Rows from a dataset of charts and code:

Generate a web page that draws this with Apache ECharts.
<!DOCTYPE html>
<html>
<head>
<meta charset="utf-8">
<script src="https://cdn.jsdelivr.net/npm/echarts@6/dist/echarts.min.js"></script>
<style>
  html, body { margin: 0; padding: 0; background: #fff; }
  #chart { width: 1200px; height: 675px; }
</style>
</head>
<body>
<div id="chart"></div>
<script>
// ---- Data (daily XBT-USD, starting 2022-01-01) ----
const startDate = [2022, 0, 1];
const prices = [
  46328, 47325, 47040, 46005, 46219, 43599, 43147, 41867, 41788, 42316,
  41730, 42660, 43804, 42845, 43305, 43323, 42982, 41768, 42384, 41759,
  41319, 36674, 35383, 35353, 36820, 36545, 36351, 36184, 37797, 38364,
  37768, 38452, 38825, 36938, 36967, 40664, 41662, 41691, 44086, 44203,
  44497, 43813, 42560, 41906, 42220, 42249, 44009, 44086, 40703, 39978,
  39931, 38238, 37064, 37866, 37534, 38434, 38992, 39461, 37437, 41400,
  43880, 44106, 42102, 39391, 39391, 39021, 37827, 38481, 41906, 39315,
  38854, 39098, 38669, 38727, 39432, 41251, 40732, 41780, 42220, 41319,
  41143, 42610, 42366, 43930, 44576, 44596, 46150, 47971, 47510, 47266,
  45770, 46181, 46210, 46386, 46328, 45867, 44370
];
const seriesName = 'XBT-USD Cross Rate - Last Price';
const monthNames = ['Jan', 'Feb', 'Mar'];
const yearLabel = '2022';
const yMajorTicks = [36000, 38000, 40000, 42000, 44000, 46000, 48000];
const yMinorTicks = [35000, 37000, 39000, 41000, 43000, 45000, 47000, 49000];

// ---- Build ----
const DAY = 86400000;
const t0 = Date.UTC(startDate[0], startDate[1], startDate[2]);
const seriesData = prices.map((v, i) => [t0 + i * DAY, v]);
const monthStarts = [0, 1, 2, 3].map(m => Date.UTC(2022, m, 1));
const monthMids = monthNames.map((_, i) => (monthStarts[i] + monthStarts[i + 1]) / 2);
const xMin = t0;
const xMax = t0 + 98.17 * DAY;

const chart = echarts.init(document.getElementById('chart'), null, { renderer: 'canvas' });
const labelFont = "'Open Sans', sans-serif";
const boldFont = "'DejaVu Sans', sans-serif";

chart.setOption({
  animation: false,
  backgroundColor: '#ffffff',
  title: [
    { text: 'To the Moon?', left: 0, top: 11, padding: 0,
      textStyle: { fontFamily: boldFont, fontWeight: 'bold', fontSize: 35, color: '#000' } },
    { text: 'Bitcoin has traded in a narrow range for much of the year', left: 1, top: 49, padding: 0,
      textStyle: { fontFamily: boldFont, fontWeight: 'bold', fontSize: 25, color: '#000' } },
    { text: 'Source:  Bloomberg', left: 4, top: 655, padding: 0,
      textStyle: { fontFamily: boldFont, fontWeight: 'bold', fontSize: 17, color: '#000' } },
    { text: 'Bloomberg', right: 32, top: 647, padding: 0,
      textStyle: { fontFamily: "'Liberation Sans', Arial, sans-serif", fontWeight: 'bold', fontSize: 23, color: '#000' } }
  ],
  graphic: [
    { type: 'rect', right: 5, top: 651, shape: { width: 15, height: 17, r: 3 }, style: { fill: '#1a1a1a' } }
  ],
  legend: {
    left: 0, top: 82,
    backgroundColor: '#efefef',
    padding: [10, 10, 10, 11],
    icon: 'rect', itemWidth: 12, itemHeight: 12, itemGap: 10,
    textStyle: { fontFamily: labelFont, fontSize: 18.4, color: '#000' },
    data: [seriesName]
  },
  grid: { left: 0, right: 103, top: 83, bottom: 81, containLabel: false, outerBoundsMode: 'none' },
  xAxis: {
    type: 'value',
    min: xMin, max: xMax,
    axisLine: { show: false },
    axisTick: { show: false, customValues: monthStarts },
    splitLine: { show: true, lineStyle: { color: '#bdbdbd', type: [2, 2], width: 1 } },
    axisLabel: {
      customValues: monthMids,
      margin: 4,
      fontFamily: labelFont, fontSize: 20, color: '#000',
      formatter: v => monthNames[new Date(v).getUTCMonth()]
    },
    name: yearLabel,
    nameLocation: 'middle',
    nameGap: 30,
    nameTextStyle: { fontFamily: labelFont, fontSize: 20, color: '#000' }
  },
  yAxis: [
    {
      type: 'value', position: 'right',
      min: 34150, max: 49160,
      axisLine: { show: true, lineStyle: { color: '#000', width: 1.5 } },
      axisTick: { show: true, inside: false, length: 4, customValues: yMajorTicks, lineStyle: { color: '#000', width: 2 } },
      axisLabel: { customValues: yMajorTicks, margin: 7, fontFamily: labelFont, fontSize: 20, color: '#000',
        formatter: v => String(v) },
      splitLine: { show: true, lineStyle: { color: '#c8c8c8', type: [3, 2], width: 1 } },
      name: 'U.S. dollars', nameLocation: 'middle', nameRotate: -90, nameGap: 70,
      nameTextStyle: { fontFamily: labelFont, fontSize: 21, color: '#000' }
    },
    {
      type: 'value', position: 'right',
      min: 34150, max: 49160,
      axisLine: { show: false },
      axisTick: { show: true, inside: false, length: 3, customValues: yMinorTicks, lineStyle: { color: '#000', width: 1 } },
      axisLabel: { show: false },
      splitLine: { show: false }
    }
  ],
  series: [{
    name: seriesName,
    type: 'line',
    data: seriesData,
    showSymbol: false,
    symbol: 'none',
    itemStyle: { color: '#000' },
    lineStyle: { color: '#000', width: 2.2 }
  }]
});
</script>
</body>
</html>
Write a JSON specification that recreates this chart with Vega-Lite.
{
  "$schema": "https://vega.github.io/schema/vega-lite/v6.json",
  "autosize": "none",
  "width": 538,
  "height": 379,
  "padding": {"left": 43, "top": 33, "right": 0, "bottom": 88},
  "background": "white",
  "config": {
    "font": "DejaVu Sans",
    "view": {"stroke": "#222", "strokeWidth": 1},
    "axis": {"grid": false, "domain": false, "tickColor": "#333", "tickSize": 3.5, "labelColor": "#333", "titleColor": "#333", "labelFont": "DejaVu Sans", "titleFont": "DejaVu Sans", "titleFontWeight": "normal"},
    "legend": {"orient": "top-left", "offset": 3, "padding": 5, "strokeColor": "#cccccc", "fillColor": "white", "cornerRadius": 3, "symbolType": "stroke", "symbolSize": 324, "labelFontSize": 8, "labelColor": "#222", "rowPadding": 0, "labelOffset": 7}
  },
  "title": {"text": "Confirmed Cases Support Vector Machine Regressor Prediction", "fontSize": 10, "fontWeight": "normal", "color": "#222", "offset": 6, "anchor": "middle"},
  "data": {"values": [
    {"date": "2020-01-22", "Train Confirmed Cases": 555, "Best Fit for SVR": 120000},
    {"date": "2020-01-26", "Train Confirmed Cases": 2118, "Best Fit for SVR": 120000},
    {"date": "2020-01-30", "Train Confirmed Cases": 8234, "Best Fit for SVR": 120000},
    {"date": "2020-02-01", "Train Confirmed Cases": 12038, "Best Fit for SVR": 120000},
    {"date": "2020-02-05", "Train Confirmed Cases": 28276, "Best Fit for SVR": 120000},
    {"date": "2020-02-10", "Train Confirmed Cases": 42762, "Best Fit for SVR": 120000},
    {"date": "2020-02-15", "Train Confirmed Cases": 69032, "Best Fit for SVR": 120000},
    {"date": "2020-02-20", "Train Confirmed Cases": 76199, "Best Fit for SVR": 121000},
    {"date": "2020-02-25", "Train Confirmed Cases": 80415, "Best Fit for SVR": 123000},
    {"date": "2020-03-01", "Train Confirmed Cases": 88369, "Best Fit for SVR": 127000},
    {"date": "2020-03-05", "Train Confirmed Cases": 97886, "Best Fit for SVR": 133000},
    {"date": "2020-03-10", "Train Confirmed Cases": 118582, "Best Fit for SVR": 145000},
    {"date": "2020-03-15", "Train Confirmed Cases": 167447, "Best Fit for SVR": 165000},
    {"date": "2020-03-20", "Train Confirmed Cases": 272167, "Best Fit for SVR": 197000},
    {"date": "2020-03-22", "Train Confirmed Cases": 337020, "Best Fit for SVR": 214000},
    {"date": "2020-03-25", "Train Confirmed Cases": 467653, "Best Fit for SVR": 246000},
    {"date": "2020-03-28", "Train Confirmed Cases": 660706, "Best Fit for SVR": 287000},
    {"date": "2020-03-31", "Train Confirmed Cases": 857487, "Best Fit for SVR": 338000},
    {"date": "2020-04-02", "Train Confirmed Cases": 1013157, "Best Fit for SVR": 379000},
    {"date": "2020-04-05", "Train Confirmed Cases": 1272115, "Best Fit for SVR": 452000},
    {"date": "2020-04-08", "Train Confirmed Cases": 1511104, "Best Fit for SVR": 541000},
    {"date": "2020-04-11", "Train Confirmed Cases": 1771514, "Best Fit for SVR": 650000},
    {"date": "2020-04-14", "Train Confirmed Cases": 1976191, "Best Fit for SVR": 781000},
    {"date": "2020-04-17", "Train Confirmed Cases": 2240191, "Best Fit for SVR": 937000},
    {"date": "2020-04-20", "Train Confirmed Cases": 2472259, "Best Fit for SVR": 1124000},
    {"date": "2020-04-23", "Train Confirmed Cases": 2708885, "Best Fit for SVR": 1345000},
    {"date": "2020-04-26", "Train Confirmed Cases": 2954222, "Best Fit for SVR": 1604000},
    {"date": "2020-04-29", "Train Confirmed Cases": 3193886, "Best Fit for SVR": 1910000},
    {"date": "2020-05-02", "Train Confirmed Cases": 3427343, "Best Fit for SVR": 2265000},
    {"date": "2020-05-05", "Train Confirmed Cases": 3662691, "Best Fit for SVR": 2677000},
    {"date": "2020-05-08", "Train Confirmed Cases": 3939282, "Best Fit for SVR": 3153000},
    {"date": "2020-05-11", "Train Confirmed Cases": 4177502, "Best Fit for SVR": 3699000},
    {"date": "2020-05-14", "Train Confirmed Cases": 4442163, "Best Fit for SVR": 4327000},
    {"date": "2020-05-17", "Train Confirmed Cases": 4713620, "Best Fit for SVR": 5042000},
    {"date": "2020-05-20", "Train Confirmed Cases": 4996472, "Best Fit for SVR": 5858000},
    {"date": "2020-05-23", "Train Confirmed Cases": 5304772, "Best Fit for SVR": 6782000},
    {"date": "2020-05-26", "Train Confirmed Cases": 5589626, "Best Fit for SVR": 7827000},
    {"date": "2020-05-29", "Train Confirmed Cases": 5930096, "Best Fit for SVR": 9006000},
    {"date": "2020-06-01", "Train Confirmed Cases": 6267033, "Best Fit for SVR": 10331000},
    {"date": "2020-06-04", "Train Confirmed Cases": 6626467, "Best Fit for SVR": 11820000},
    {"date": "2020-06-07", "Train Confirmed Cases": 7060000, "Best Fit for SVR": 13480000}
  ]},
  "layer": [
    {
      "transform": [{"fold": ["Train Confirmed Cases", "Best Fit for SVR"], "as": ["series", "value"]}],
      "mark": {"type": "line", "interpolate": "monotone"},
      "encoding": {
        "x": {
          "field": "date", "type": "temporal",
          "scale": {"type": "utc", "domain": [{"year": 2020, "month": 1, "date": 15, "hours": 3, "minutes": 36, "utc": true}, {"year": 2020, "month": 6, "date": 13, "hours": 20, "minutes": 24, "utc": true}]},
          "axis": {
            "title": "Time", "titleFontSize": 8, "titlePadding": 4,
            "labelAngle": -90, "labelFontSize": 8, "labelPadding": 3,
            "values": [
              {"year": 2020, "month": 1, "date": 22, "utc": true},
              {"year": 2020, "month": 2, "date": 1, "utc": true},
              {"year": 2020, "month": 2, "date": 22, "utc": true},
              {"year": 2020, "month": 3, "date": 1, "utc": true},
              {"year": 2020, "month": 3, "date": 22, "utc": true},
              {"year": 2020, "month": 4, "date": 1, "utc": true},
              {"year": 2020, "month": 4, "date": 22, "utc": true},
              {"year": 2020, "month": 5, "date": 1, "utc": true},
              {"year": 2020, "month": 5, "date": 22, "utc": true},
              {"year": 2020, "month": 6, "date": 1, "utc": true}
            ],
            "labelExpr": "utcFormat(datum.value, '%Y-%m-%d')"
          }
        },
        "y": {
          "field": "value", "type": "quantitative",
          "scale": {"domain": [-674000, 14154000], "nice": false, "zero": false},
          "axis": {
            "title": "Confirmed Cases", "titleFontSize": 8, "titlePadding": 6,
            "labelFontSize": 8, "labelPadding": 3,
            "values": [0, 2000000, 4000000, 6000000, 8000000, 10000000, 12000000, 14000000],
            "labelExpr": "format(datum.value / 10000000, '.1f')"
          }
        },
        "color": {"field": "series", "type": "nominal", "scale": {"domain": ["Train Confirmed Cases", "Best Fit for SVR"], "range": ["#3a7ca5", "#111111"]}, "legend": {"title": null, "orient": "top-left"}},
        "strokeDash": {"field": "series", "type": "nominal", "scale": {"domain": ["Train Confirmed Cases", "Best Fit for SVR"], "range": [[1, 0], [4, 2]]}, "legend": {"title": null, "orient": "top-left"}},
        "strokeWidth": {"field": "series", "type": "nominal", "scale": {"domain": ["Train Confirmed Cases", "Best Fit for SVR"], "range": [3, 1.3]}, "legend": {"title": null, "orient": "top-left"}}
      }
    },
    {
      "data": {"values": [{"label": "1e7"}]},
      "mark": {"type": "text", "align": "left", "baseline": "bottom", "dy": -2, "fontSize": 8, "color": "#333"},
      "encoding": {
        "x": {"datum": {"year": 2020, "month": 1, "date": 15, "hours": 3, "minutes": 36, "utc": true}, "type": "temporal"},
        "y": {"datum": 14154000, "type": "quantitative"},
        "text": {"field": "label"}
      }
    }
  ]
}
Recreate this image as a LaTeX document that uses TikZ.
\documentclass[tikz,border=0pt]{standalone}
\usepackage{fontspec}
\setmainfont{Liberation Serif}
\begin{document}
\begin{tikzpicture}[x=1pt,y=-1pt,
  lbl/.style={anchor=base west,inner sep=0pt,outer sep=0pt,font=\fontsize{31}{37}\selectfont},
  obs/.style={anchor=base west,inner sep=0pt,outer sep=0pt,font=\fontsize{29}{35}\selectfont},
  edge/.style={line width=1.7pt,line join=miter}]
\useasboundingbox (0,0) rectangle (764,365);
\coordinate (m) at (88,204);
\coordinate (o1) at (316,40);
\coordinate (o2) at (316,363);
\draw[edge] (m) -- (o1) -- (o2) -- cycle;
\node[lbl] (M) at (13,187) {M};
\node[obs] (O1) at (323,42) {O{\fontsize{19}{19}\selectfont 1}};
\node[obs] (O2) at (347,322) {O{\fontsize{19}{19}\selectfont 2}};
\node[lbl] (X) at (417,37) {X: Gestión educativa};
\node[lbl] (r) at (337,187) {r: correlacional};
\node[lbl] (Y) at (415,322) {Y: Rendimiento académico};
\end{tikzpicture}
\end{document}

→ WORK TO BE COMPLETED:
Everything from the line with "Recreate this image" to the end of the listing above needs to be duplicated exactly, both end lines included, with nothing more.

→ RESULT:
Recreate this image as a LaTeX document that uses TikZ.
\documentclass[tikz,border=0pt]{standalone}
\usepackage{fontspec}
\setmainfont{Liberation Serif}
\begin{document}
\begin{tikzpicture}[x=1pt,y=-1pt,
  lbl/.style={anchor=base west,inner sep=0pt,outer sep=0pt,font=\fontsize{31}{37}\selectfont},
  obs/.style={anchor=base west,inner sep=0pt,outer sep=0pt,font=\fontsize{29}{35}\selectfont},
  edge/.style={line width=1.7pt,line join=miter}]
\useasboundingbox (0,0) rectangle (764,365);
\coordinate (m) at (88,204);
\coordinate (o1) at (316,40);
\coordinate (o2) at (316,363);
\draw[edge] (m) -- (o1) -- (o2) -- cycle;
\node[lbl] (M) at (13,187) {M};
\node[obs] (O1) at (323,42) {O{\fontsize{19}{19}\selectfont 1}};
\node[obs] (O2) at (347,322) {O{\fontsize{19}{19}\selectfont 2}};
\node[lbl] (X) at (417,37) {X: Gestión educativa};
\node[lbl] (r) at (337,187) {r: correlacional};
\node[lbl] (Y) at (415,322) {Y: Rendimiento académico};
\end{tikzpicture}
\end{document}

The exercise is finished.